Retype every line from the start of the data down to and including the line with "Chart.register(...registerables);". Skip the pictures.

____________________

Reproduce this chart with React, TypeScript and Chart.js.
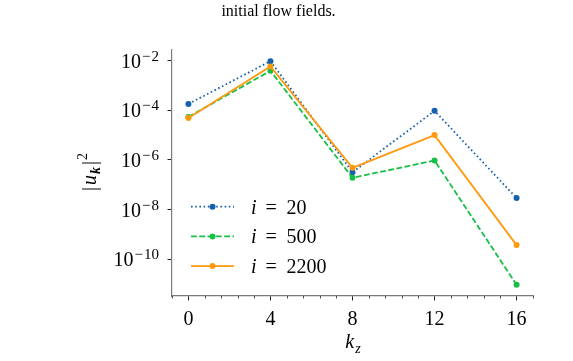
import React, { useEffect, useRef } from 'react';
import { Chart, registerables } from 'chart.js';

Chart.register(...registerables);

// Spectral energy |u_k|^2 per spanwise wavenumber k_z at three iterations
const kz = [0, 4, 8, 12, 16];
const energyI20 = [1.8e-4, 9.5e-3, 3.2e-7, 9.5e-5, 2.9e-8];
const energyI500 = [5.4e-5, 3.9e-3, 1.9e-7, 9.5e-7, 9.3e-12];
const energyI2200 = [4.9e-5, 5.8e-3, 4.8e-7, 1.0e-5, 3.7e-10];
const iterationLabels = ['20', '500', '2200'];
const xTicks = [0, 4, 8, 12, 16];
const yTickExponents = [-2, -4, -6, -8, -10];
const captionText = 'initial flow fields.';

const SERIF = '"Liberation Serif", "DejaVu Serif", serif';
const COLORS = ['#1561ad', '#17bf46', '#ff990d'];
const DASHES: number[][] = [[1.6, 2.6], [5.8, 2.5], []];
const LINE_W = 1.8;

type Seg = { t: string; font: string; dy?: number; gap?: number };

function drawRich(ctx: CanvasRenderingContext2D, x: number, y: number, segs: Seg[], align: 'left' | 'center' | 'right') {
  let total = 0;
  for (const s of segs) {
    ctx.font = s.font;
    total += (s.gap || 0) + ctx.measureText(s.t).width;
  }
  let cx = align === 'center' ? x - total / 2 : align === 'right' ? x - total : x;
  ctx.textAlign = 'left';
  ctx.textBaseline = 'alphabetic';
  for (const s of segs) {
    cx += s.gap || 0;
    ctx.font = s.font;
    ctx.fillText(s.t, cx, y + (s.dy || 0));
    cx += ctx.measureText(s.t).width;
  }
}

// data range with 5% margins (log space on y)
const allValues = [...energyI20, ...energyI500, ...energyI2200].map((v) => Math.log10(v));
const logMin = Math.min(...allValues);
const logMax = Math.max(...allValues);
const logPad = (logMax - logMin) * 0.05;
const xPad = (kz[kz.length - 1] - kz[0]) * 0.05;

const decorations = {
  id: 'decorations',
  afterDraw(chart: any) {
    const ctx: CanvasRenderingContext2D = chart.ctx;
    const xs = chart.scales.x;
    const ys = chart.scales.y;
    const area = chart.chartArea;
    ctx.save();
    ctx.fillStyle = '#000';

    // caption line
    drawRich(ctx, 278.5, 16, [{ t: captionText, font: `16px ${SERIF}` }], 'center');

    // minor x ticks
    ctx.strokeStyle = '#222';
    ctx.lineWidth = 0.8;
    const step = 0.8;
    for (let v = xs.min; v <= xs.max + 1e-6; v += step) {
      const isMajor = xTicks.some((t) => Math.abs(t - v) < 1e-6);
      if (isMajor) continue;
      const px = Math.round(xs.getPixelForValue(v)) + 0.5;
      ctx.beginPath();
      ctx.moveTo(px, area.bottom);
      ctx.lineTo(px, area.bottom + 2.5);
      ctx.stroke();
    }

    // x tick labels
    for (const t of xTicks) {
      drawRich(ctx, xs.getPixelForValue(t), 325, [{ t: String(t), font: `20px ${SERIF}` }], 'center');
    }

    // y tick labels with exponents
    for (const e of yTickExponents) {
      const py = ys.getPixelForValue(Math.pow(10, e));
      drawRich(
        ctx,
        159,
        py + 7,
        [
          { t: '10', font: `20px ${SERIF}` },
          { t: '\u2212', font: `15px ${SERIF}`, dy: -7, gap: 1 },
          { t: String(Math.abs(e)), font: `15px ${SERIF}`, dy: -7, gap: 1 },
        ],
        'right'
      );
    }

    // x axis title k_z
    drawRich(
      ctx,
      353,
      348,
      [
        { t: 'k', font: `italic 20px ${SERIF}` },
        { t: 'z', font: `italic 14px ${SERIF}`, dy: 5, gap: 1 },
      ],
      'center'
    );

    // y axis title |u_k|^2
    ctx.save();
    ctx.translate(95.5, (area.top + area.bottom) / 2 - 1);
    ctx.rotate(-Math.PI / 2);
    drawRich(
      ctx,
      0,
      0,
      [
        { t: '|', font: `20px ${SERIF}` },
        { t: 'u', font: `italic 20px ${SERIF}`, gap: 2 },
        { t: 'k', font: `italic bold 14px ${SERIF}`, dy: 4, gap: 1 },
        { t: '|', font: `20px ${SERIF}`, gap: 2 },
        { t: '2', font: `14px ${SERIF}`, dy: -9, gap: 1 },
      ],
      'center'
    );
    ctx.restore();

    // legend
    for (let i = 0; i < iterationLabels.length; i++) {
      const y = 206.7 + 29.7 * i;
      ctx.strokeStyle = COLORS[i];
      ctx.lineWidth = LINE_W;
      ctx.setLineDash(DASHES[i]);
      ctx.beginPath();
      ctx.moveTo(191, y);
      ctx.lineTo(234, y);
      ctx.stroke();
      ctx.setLineDash([]);
      ctx.fillStyle = COLORS[i];
      ctx.beginPath();
      ctx.arc(212.5, y, 3, 0, Math.PI * 2);
      ctx.fill();
      ctx.fillStyle = '#000';
      drawRich(ctx, 251, y + 7, [{ t: 'i', font: `italic 20px ${SERIF}` }], 'left');
      drawRich(ctx, 265.5, y + 7, [{ t: '=', font: `20px ${SERIF}` }], 'left');
      drawRich(ctx, 286.5, y + 7, [{ t: iterationLabels[i], font: `20px ${SERIF}` }], 'left');
    }
    ctx.restore();
  },
};

export default function App() {
  const canvasRef = useRef<HTMLCanvasElement | null>(null);

  useEffect(() => {
    if (!canvasRef.current) return;
    const series = [energyI20, energyI500, energyI2200];
    const datasets = series.map((vals, i) => ({
      label: `i = ${iterationLabels[i]}`,
      data: kz.map((k, j) => ({ x: k, y: vals[j] })),
      borderColor: COLORS[i],
      backgroundColor: COLORS[i],
      borderWidth: LINE_W,
      borderDash: DASHES[i],
      pointRadius: 3,
      pointBorderWidth: 0,
      pointBackgroundColor: COLORS[i],
      fill: false,
      tension: 0,
      order: 3 - i,
    }));

    const chart = new Chart(canvasRef.current, {
      type: 'line',
      data: { datasets },
      plugins: [decorations],
      options: {
        responsive: false,
        animation: false,
        devicePixelRatio: 1,
        layout: { padding: { left: 0, top: 50, right: 40, bottom: 0 } },
        plugins: { legend: { display: false }, tooltip: { enabled: false }, title: { display: false } },
        scales: {
          x: {
            type: 'linear',
            min: kz[0] - xPad,
            max: kz[kz.length - 1] + xPad,
            afterBuildTicks: (scale: any) => {
              scale.ticks = xTicks.map((v) => ({ value: v }));
            },
            afterFit: (scale: any) => {
              scale.height = 65;
            },
            ticks: { display: false },
            grid: {
              display: true,
              drawOnChartArea: false,
              drawTicks: true,
              tickLength: 4.5,
              tickColor: '#222',
              tickWidth: 1,
            },
            border: { display: true, color: '#7a7a7a', width: 1.2 },
          },
          y: {
            type: 'logarithmic',
            min: Math.pow(10, logMin - logPad),
            max: Math.pow(10, logMax + logPad),
            afterBuildTicks: (scale: any) => {
              scale.ticks = yTickExponents.map((e) => ({ value: Math.pow(10, e) }));
            },
            afterFit: (scale: any) => {
              scale.width = 172;
            },
            ticks: { display: false },
            grid: {
              display: true,
              drawOnChartArea: false,
              drawTicks: true,
              tickLength: 4.5,
              tickColor: '#222',
              tickWidth: 1,
            },
            border: { display: true, color: '#7a7a7a', width: 1.2 },
          },
        },
      },
    } as any);
    return () => chart.destroy();
  }, []);

  return (
    <div style={{ position: 'absolute', left: 0, top: 0, width: 573, height: 361, background: '#fff' }}>
      <canvas ref={canvasRef} width={573} height={361} style={{ width: 573, height: 361, display: 'block' }} />
    </div>
  );
}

____________________

## FINAL RESULT
Reproduce this chart with React, TypeScript and Chart.js.
import React, { useEffect, useRef } from 'react';
import { Chart, registerables } from 'chart.js';

Chart.register(...registerables);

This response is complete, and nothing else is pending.